Goal of the exercise
Repeat the material exactly from its first line to the line that includes "from matplotlib.colors import". Skip pictures.
—————
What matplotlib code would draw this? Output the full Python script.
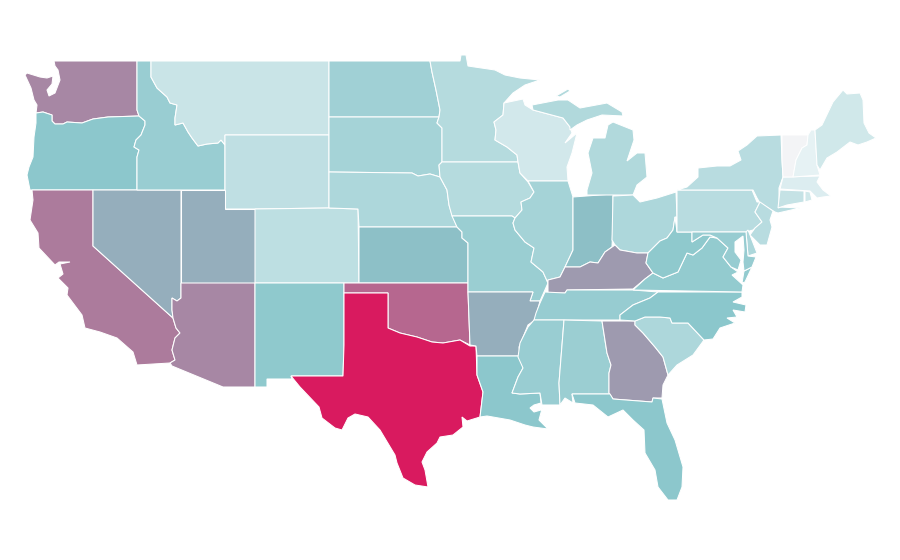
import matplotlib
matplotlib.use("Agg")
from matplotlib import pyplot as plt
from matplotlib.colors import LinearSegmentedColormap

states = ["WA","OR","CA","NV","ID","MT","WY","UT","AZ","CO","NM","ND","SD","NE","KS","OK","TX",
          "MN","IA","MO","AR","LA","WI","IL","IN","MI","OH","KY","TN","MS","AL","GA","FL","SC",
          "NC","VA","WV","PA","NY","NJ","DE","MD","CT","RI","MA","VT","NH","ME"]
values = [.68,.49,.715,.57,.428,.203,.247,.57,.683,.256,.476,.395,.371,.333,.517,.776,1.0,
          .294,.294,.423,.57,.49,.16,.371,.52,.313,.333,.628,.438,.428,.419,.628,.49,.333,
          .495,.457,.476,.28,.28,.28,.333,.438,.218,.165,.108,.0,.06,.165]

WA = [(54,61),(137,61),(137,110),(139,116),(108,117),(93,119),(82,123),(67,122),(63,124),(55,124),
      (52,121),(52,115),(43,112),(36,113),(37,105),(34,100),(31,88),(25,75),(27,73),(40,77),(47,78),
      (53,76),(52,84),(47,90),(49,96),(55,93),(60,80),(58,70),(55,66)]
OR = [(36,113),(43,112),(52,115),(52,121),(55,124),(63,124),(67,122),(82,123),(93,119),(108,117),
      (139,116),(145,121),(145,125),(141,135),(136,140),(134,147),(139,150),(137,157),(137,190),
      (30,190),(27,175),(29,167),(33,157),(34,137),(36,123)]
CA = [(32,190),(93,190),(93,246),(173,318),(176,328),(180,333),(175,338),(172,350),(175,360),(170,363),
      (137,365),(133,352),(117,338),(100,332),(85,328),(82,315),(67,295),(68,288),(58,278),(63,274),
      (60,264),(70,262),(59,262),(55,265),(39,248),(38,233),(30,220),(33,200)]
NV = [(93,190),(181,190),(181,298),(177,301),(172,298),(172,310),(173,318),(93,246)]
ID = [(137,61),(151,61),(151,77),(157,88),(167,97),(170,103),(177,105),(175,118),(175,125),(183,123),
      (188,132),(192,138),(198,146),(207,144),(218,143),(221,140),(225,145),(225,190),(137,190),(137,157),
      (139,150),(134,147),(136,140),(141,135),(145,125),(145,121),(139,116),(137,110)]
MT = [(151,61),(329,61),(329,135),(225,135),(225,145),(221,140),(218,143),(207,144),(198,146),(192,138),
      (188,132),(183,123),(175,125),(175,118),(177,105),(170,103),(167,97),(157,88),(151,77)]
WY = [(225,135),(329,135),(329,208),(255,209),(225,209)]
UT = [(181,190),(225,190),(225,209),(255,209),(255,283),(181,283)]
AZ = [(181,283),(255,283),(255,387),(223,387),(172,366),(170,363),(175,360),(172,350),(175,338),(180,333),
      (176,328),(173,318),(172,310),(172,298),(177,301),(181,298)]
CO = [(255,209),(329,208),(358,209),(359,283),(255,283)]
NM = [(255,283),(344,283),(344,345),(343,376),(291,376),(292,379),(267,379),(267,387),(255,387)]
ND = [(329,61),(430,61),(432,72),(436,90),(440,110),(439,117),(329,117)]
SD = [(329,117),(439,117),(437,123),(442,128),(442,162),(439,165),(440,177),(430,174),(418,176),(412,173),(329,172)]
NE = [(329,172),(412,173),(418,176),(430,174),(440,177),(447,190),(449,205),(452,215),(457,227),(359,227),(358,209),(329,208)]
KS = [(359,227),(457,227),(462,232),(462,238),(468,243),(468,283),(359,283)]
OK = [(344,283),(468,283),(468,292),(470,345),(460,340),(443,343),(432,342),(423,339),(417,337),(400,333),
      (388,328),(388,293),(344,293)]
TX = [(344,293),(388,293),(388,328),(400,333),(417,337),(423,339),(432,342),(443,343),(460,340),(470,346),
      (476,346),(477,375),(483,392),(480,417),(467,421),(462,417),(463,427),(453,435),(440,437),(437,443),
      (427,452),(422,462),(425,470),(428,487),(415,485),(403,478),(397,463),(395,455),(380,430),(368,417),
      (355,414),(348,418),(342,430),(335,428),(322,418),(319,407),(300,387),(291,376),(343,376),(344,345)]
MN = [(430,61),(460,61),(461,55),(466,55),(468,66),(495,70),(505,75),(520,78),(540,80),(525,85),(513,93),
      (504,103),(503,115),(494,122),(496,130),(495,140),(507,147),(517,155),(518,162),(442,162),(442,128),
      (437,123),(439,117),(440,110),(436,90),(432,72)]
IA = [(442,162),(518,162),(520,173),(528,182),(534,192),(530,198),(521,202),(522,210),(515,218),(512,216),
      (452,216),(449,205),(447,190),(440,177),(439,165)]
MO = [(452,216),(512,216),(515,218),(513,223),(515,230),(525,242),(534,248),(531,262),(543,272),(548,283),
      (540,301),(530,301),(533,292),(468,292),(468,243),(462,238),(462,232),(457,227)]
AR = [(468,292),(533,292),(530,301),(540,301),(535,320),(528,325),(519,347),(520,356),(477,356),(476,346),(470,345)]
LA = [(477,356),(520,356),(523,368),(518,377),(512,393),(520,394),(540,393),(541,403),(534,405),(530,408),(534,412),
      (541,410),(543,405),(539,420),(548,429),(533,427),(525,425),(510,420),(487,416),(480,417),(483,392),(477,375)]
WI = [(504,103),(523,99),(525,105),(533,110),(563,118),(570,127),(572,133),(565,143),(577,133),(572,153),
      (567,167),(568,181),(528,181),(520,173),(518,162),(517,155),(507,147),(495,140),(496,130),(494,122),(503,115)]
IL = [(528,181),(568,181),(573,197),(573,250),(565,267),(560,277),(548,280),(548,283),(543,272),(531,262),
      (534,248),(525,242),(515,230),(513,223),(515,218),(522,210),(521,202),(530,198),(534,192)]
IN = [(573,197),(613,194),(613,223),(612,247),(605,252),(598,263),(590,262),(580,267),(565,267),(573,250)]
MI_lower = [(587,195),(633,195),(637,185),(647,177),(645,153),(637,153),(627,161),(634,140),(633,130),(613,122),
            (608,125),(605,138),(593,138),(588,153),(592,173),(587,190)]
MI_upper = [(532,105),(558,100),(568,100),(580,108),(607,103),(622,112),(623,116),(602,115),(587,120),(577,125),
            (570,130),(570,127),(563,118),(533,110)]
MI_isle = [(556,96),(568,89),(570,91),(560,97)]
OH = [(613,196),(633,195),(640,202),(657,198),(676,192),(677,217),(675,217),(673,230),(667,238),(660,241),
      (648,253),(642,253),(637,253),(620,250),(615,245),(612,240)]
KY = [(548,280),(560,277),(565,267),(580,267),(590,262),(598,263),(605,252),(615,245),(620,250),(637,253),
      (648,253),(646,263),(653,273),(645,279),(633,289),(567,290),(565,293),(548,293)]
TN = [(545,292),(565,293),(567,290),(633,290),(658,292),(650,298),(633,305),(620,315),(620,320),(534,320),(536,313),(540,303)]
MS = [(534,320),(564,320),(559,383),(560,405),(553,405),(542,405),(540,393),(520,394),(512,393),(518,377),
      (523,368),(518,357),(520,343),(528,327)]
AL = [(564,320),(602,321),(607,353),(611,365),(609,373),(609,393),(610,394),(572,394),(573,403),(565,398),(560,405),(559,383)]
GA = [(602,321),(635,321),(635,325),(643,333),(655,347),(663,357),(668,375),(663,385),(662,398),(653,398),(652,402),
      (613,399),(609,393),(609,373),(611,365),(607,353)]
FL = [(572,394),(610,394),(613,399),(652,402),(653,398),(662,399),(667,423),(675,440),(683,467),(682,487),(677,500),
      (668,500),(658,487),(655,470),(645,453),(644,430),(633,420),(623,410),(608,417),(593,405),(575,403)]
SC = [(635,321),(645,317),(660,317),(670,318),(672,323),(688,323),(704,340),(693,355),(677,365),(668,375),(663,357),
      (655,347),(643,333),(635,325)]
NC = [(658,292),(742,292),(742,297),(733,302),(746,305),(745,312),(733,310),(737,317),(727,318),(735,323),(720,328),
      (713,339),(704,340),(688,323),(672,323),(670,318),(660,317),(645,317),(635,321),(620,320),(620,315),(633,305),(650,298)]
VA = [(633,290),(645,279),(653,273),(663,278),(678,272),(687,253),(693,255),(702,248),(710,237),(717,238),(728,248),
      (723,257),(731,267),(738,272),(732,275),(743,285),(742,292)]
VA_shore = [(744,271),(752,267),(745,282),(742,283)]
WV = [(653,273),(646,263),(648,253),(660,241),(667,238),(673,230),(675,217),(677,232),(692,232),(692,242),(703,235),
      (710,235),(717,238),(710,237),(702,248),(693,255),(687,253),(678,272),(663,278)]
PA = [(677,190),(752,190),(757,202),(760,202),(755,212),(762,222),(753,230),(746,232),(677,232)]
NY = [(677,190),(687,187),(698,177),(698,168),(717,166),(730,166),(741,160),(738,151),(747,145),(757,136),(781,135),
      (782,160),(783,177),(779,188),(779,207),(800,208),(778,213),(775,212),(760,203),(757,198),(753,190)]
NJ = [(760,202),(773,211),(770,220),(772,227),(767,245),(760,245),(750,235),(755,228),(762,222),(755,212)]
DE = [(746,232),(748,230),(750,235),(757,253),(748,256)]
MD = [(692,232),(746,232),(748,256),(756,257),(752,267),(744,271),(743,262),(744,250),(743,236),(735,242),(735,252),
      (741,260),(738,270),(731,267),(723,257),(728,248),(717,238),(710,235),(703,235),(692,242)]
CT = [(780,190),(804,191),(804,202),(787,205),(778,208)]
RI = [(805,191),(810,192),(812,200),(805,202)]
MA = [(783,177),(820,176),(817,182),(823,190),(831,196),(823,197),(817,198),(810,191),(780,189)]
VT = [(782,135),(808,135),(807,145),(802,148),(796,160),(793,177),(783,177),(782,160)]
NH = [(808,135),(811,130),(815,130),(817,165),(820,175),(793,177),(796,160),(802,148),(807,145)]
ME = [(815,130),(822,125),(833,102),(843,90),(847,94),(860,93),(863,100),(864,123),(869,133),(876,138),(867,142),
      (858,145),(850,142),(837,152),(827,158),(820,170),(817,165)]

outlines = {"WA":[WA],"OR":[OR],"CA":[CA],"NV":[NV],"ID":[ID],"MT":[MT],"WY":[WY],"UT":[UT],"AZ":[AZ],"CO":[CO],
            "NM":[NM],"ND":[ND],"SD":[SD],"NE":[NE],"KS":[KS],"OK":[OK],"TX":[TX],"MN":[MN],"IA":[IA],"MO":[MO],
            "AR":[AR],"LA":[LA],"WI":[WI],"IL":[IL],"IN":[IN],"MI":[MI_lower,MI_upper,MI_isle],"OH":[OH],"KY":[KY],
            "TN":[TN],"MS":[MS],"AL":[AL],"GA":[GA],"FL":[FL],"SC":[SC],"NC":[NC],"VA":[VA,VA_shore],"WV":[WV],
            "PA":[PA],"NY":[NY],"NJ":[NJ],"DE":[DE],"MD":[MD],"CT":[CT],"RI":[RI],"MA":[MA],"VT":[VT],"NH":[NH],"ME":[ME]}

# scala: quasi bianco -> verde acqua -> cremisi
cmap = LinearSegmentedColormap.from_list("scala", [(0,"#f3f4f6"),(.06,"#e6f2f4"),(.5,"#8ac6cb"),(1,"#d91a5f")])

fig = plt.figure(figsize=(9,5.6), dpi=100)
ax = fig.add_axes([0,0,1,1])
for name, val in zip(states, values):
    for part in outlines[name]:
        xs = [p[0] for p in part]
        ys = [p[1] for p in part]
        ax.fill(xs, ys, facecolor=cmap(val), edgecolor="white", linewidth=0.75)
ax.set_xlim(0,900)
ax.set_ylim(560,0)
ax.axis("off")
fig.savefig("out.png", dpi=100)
—————
Written response
What matplotlib code would draw this? Output the full Python script.
import matplotlib
matplotlib.use("Agg")
from matplotlib import pyplot as plt
from matplotlib.colors import LinearSegmentedColormap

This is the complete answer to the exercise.